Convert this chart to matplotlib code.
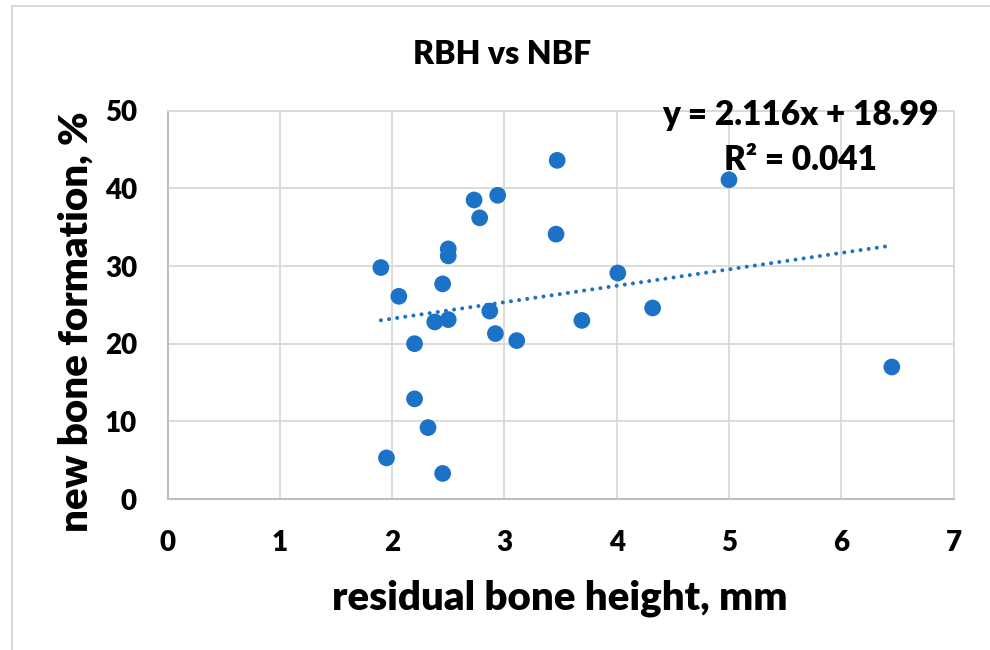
import matplotlib
matplotlib.use('Agg')
import matplotlib.pyplot as plt
from matplotlib.patches import Rectangle
import numpy as np

# residual bone height (mm) vs new bone formation (%)
rbh = [1.90, 2.06, 1.95, 2.20, 2.20, 2.32, 2.38, 2.45, 2.45, 2.50, 2.50, 2.50,
       2.73, 2.78, 2.87, 2.92, 2.94, 3.11, 3.47, 3.46, 3.69, 4.01, 4.32, 5.00, 6.45]
nbf = [29.8, 26.1, 5.3, 20.0, 12.9, 9.2, 22.8, 27.7, 3.3, 32.2, 31.3, 23.1,
       38.5, 36.2, 24.2, 21.3, 39.1, 20.4, 43.6, 34.1, 23.0, 29.1, 24.6, 41.1, 17.0]
slope = 2.116
intercept = 18.99
eq_text = "y = 2.116x + 18.99"
r2_text = "R² = 0.041"
xticks = [0, 1, 2, 3, 4, 5, 6, 7]
yticks = [0, 10, 20, 30, 40, 50]

plt.rcParams['font.family'] = ['Lato', 'DejaVu Sans']
W = 'heavy'

blue = '#1B72C6'
grid_c = '#D9D9D9'

fig = plt.figure(figsize=(9.9, 6.5), dpi=100)
# outer chart border (only left/top visible in the crop)
fig.patches.append(Rectangle((12/990, -0.1), 1.2, 1 - 6/650 + 0.1, transform=fig.transFigure,
                             fill=False, edgecolor='#D9D9D9', linewidth=1.5))

ax = fig.add_axes([0.1692, 0.2322, 0.9632 - 0.1692, 0.8298 - 0.2322])
ax.set_xlim(0, 7)
ax.set_ylim(0, 50)
ax.set_xticks(xticks)
ax.set_yticks(yticks)
ax.grid(True, color=grid_c, linewidth=1.3)
ax.set_axisbelow(True)
for s in ['top', 'right']:
    ax.spines[s].set_color(grid_c)
    ax.spines[s].set_linewidth(1.3)
for s in ['left', 'bottom']:
    ax.spines[s].set_color('#BFBFBF')
    ax.spines[s].set_linewidth(1.5)
ax.tick_params(length=0, labelsize=20)
ax.tick_params(axis='y', pad=22)
ax.tick_params(axis='x', pad=22)
for lab in ax.get_xticklabels() + ax.get_yticklabels():
    lab.set_fontweight(W)

ax.scatter(rbh, nbf, s=145, color=blue, edgecolor='none', zorder=3)

# linear trendline over data range
xt = np.array([min(rbh), max(rbh)])
ax.plot(xt, slope * xt + intercept, color=blue, linewidth=2.9,
        linestyle=(0, (0.01, 2.03)), dash_capstyle='round', zorder=2)

fig.text(502/990, 1 - 55/650, "RBH vs NBF", ha='center', va='center', fontsize=23, fontweight=W)
fig.text(800/990, 1 - 115/650, eq_text, ha='center', va='center', fontsize=24, fontweight=W)
fig.text(800/990, 1 - 160/650, r2_text, ha='center', va='center', fontsize=24, fontweight=W)
fig.text(560/990, 1 - 598/650, "residual bone height, mm", ha='center', va='center', fontsize=29, fontweight=W)
fig.text(76/990, 1 - 322/650, "new bone formation, %", ha='center', va='center', rotation=90,
         fontsize=29, fontweight=W)

fig.savefig('out.png', dpi=100)
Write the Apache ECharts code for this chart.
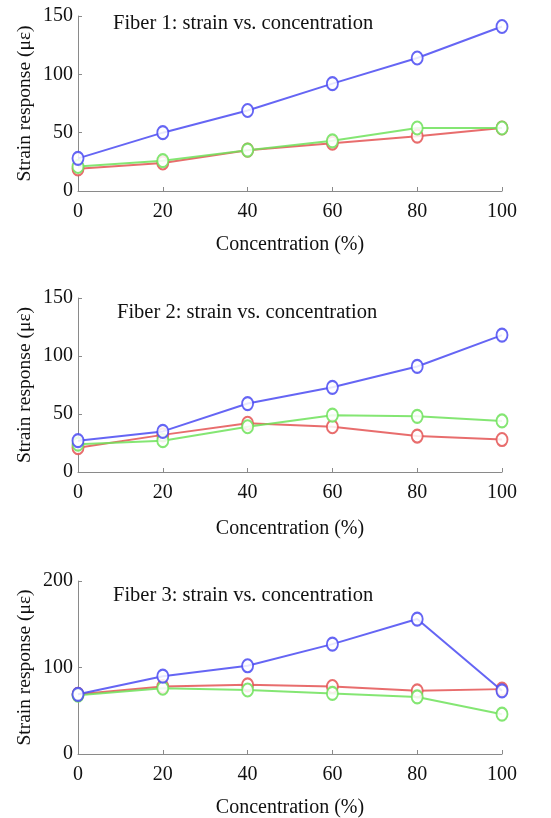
<!DOCTYPE html>
<html>
<head>
<meta charset="utf-8">
<script src="https://cdn.jsdelivr.net/npm/echarts@6/dist/echarts.min.js"></script>
<style>
  html, body { margin: 0; padding: 0; background: #fff; }
  #main { width: 551px; height: 818px; }
</style>
</head>
<body>
<div id="main"></div>
<script>
// 浓度 (x)
var conc = [0, 20, 40, 60, 80, 100];
var xTicks = ['0', '20', '40', '60', '80', '100'];

// Fiber 1
var fiber1Blue  = [28, 50, 69, 92, 114, 141];
var fiber1Red   = [19, 24, 35, 41, 47, 54];
var fiber1Green = [21, 26, 35, 43, 54, 54];

// Fiber 2
var fiber2Blue  = [27, 35, 59, 73, 91, 118];
var fiber2Red   = [21, 32, 42, 39, 31, 28];
var fiber2Green = [24, 27, 39, 49, 48, 44];

// Fiber 3
var fiber3Blue  = [69, 90, 102, 127, 156, 73];
var fiber3Red   = [69, 78, 80, 78, 73, 75];
var fiber3Green = [68, 76, 74, 70, 66, 46];

var titles = ['Fiber 1: strain vs. concentration',
              'Fiber 2: strain vs. concentration',
              'Fiber 3: strain vs. concentration'];
var yMax = [150, 150, 200];
var yStep = [50, 50, 100];

(function(){
    var myChart = echarts.init(document.getElementById('main'));
    var font = '"Liberation Serif", "Times New Roman", serif';
    var grids = [
        {left: 78, top: 16, width: 424, height: 175, outerBoundsMode: 'none'},
        {left: 78, top: 298, width: 424, height: 174, outerBoundsMode: 'none'},
        {left: 78, top: 581, width: 424, height: 173, outerBoundsMode: 'none'}
    ];
    var titleTops = [8, 297, 580];
    var titleLefts = [108, 112, 108];
    var xNameGaps = [44, 47, 44];
    var sets = [
        [fiber1Red, fiber1Green, fiber1Blue],
        [fiber2Red, fiber2Green, fiber2Blue],
        [fiber3Red, fiber3Green, fiber3Blue]
    ];
    var colors = ['#e45454', '#6ee25a', '#4a4af2'];

    function pair(vals) {
        return conc.map(function (c, i) { return [c, vals[i]]; });
    }

    var xAxis = [], yAxis = [], series = [], title = [];
    for (var g = 0; g < 3; g++) {
        title.push({
            text: titles[g],
            left: titleLefts[g],
            top: titleTops[g],
            textStyle: {fontFamily: font, fontSize: 20.5, fontWeight: 'normal', color: '#111'}
        });
        xAxis.push({
            type: 'value',
            gridIndex: g,
            min: 0, max: 100, interval: 20,
            name: 'Concentration (%)',
            nameLocation: 'middle',
            nameGap: xNameGaps[g],
            nameTextStyle: {fontFamily: font, fontSize: 20, color: '#111'},
            axisLine: {show: true, lineStyle: {color: '#8a8a8a', width: 1}},
            axisTick: {show: true, inside: true, length: 4, lineStyle: {color: '#8a8a8a'}},
            axisLabel: {
                fontFamily: font, fontSize: 20, color: '#111', margin: 11,
                formatter: function (v) { return xTicks[conc.indexOf(v)]; }
            },
            splitLine: {show: false}
        });
        yAxis.push({
            type: 'value',
            gridIndex: g,
            min: 0, max: yMax[g], interval: yStep[g],
            name: 'Strain response (με)',
            nameLocation: 'middle',
            nameGap: 43,
            nameMoveOverlap: false,
            nameTextStyle: {fontFamily: font, fontSize: 19.5, color: '#111'},
            axisLine: {show: true, lineStyle: {color: '#8a8a8a', width: 1}},
            axisTick: {show: true, inside: true, length: 4, lineStyle: {color: '#8a8a8a'}},
            axisLabel: {fontFamily: font, fontSize: 20, color: '#111', margin: 5},
            splitLine: {show: false}
        });
        for (var s = 0; s < 3; s++) {
            series.push({
                type: 'line',
                xAxisIndex: g,
                yAxisIndex: g,
                data: pair(sets[g][s]),
                symbol: 'emptyCircle',
                symbolSize: [11, 13],
                showAllSymbol: true,
                lineStyle: {color: colors[s], width: 2, opacity: 0.85},
                itemStyle: {color: colors[s], borderColor: colors[s], borderWidth: 2, opacity: 0.85},
                z: 2 + s,
                animation: false
            });
        }
    }

    var option = {
        backgroundColor: '#fff',
        animation: false,
        title: title,
        grid: grids,
        xAxis: xAxis,
        yAxis: yAxis,
        series: series
    };
    myChart.setOption(option);
})();
</script>
</body>
</html>
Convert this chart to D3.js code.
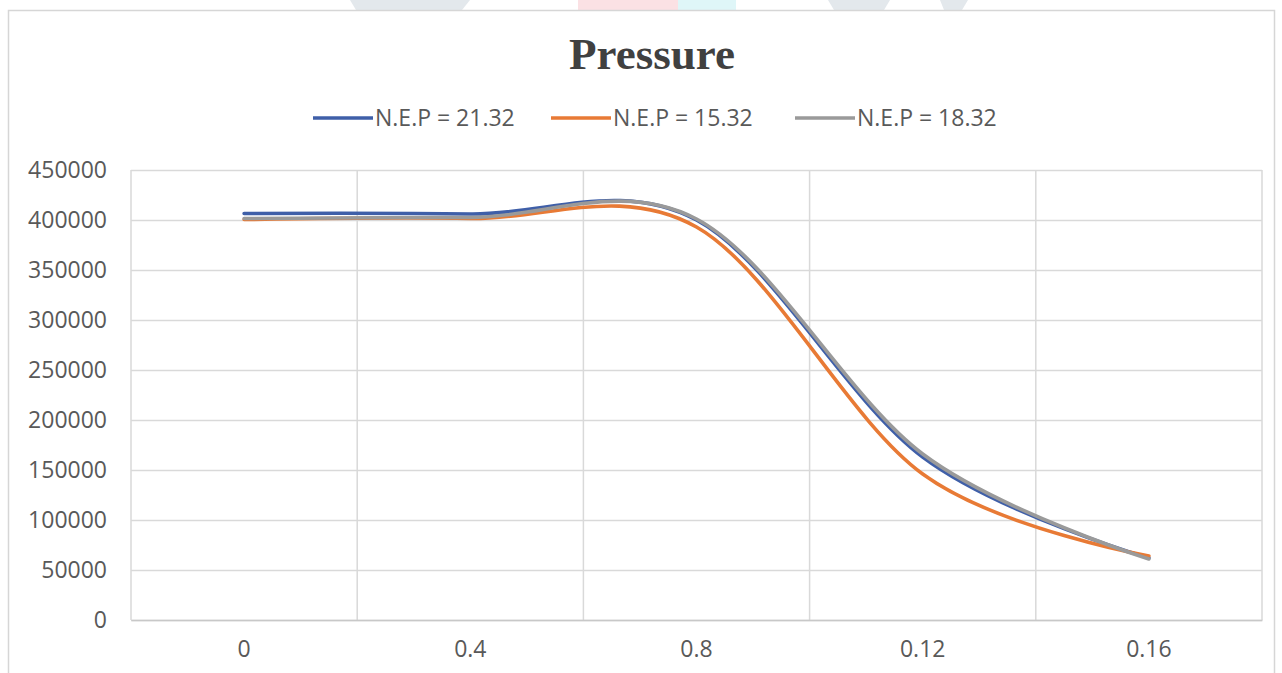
<!DOCTYPE html>
<html>
<head>
<meta charset="utf-8">
<script src="https://cdn.jsdelivr.net/npm/d3@7"></script>
<style>
  html, body { margin: 0; padding: 0; background: #ffffff; }
  svg { display: block; }
</style>
</head>
<body>
<svg id="chart" width="1282" height="673"></svg>
<script>
// Pressure along the stroke, three nozzle exit pressure cases
const categories = ["0", "0.4", "0.8", "0.12", "0.16"];
const nep2132 = [406500, 406000, 400000, 163000, 62000];
const nep1532 = [400500, 401500, 393000, 146000, 64000];
const nep1832 = [401500, 402500, 401000, 166000, 61000];
const seriesNames = ["N.E.P = 21.32", "N.E.P = 15.32", "N.E.P = 18.32"];
const seriesColors = ["#3f5fa8", "#e87a35", "#9a9a9a"];
const yTicks = [0, 50000, 100000, 150000, 200000, 250000, 300000, 350000, 400000, 450000];

const series = [nep2132, nep1532, nep1832].map((vals, i) => ({
  name: seriesNames[i],
  color: seriesColors[i],
  points: categories.map((c, j) => ({ cat: c, value: vals[j] }))
}));

const svg = d3.select("#chart");
const plot = { left: 131, right: 1262, top: 170, bottom: 620 };

// faint backdrop shapes along the top edge of the page
const backdrop = svg.append("g");
backdrop.append("path").attr("d", "M350,0 L470,0 L462,10 L356,10 Z").attr("fill", "#e3e8ec");
backdrop.append("rect").attr("x", 578).attr("y", 0).attr("width", 100).attr("height", 10).attr("fill", "#fbe1e4");
backdrop.append("rect").attr("x", 678).attr("y", 0).attr("width", 58).attr("height", 10).attr("fill", "#dff6f8");
backdrop.append("path").attr("d", "M828,0 L890,0 L884,10 L834,10 Z").attr("fill", "#e3e8ec");
backdrop.append("path").attr("d", "M940,0 L968,0 L962,10 L944,10 Z").attr("fill", "#e3e8ec");

// chart frame
svg.append("rect")
  .attr("x", 8.5).attr("y", 10.5).attr("width", 1266).attr("height", 670)
  .attr("fill", "#ffffff").attr("stroke", "#d6d6d6").attr("stroke-width", 1.5);

const x = d3.scaleBand().domain(categories).range([plot.left, plot.right]).paddingInner(0).paddingOuter(0);
const y = d3.scaleLinear().domain([0, 450000]).range([plot.bottom, plot.top]);
const cx = c => x(c) + x.bandwidth() / 2;

const labelFont = "'Open Sans', sans-serif";

// horizontal gridlines + y labels
const yAxis = d3.axisLeft(y).tickValues(yTicks).tickSize(-(plot.right - plot.left)).tickPadding(24).tickFormat(d3.format("d"));
const gy = svg.append("g").attr("transform", `translate(${plot.left},0)`).call(yAxis);
gy.select(".domain").remove();
gy.selectAll(".tick line").attr("stroke", "#d9d9d9").attr("stroke-width", 1.5);
gy.selectAll(".tick text")
  .attr("fill", "#595959")
  .style("font-family", labelFont)
  .style("font-size", "23px");

// vertical gridlines at category boundaries
const bounds = categories.map(c => x(c)).concat([plot.right]);
svg.append("g").selectAll("line").data(bounds).join("line")
  .attr("x1", d => d).attr("x2", d => d)
  .attr("y1", plot.top).attr("y2", plot.bottom)
  .attr("stroke", "#d9d9d9").attr("stroke-width", 1.5);

// x axis labels
const xAxis = d3.axisBottom(x).tickSize(0).tickPadding(21);
const gx = svg.append("g").attr("transform", `translate(0,${plot.bottom})`).call(xAxis);
gx.select(".domain").attr("stroke", "#c8c8c8").attr("stroke-width", 1.5);
gx.selectAll(".tick text")
  .attr("fill", "#595959")
  .style("font-family", labelFont)
  .style("font-size", "23px");

// smoothed series lines
const line = d3.line()
  .x(d => cx(d.cat))
  .y(d => y(d.value))
  .curve(d3.curveCatmullRom.alpha(0));

svg.append("g").selectAll("path").data(series).join("path")
  .attr("d", d => line(d.points))
  .attr("fill", "none")
  .attr("stroke", d => d.color)
  .attr("stroke-width", 3.6)
  .attr("stroke-linecap", "round")
  .attr("stroke-linejoin", "round");

// title
svg.append("text")
  .attr("x", 652).attr("y", 69)
  .attr("text-anchor", "middle")
  .attr("fill", "#404040")
  .style("font-family", "'Liberation Serif', 'Times New Roman', serif")
  .style("font-weight", "bold")
  .style("font-size", "45px")
  .text("Pressure");

// legend
const legendX = [313, 551, 795];
const legend = svg.append("g").selectAll("g").data(series).join("g")
  .attr("transform", (d, i) => `translate(${legendX[i]},118)`);
legend.append("line")
  .attr("x1", 0).attr("x2", 60).attr("y1", 0).attr("y2", 0)
  .attr("stroke", d => d.color).attr("stroke-width", 3.6);
legend.append("text")
  .attr("x", 62).attr("y", 0).attr("dy", "0.35em")
  .attr("fill", "#595959")
  .style("font-family", labelFont)
  .style("font-size", "23px")
  .text(d => d.name);
</script>
</body>
</html>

> Given request: Exactly the lines starting at the line containing "Convert this chart to D3.js code." and ending at the line containing "350000, 400000, 450000];" should be transcribed, both included; omit the pictures.

> Written solution:
Convert this chart to D3.js code.
<!DOCTYPE html>
<html>
<head>
<meta charset="utf-8">
<script src="https://cdn.jsdelivr.net/npm/d3@7"></script>
<style>
  html, body { margin: 0; padding: 0; background: #ffffff; }
  svg { display: block; }
</style>
</head>
<body>
<svg id="chart" width="1282" height="673"></svg>
<script>
// Pressure along the stroke, three nozzle exit pressure cases
const categories = ["0", "0.4", "0.8", "0.12", "0.16"];
const nep2132 = [406500, 406000, 400000, 163000, 62000];
const nep1532 = [400500, 401500, 393000, 146000, 64000];
const nep1832 = [401500, 402500, 401000, 166000, 61000];
const seriesNames = ["N.E.P = 21.32", "N.E.P = 15.32", "N.E.P = 18.32"];
const seriesColors = ["#3f5fa8", "#e87a35", "#9a9a9a"];
const yTicks = [0, 50000, 100000, 150000, 200000, 250000, 300000, 350000, 400000, 450000];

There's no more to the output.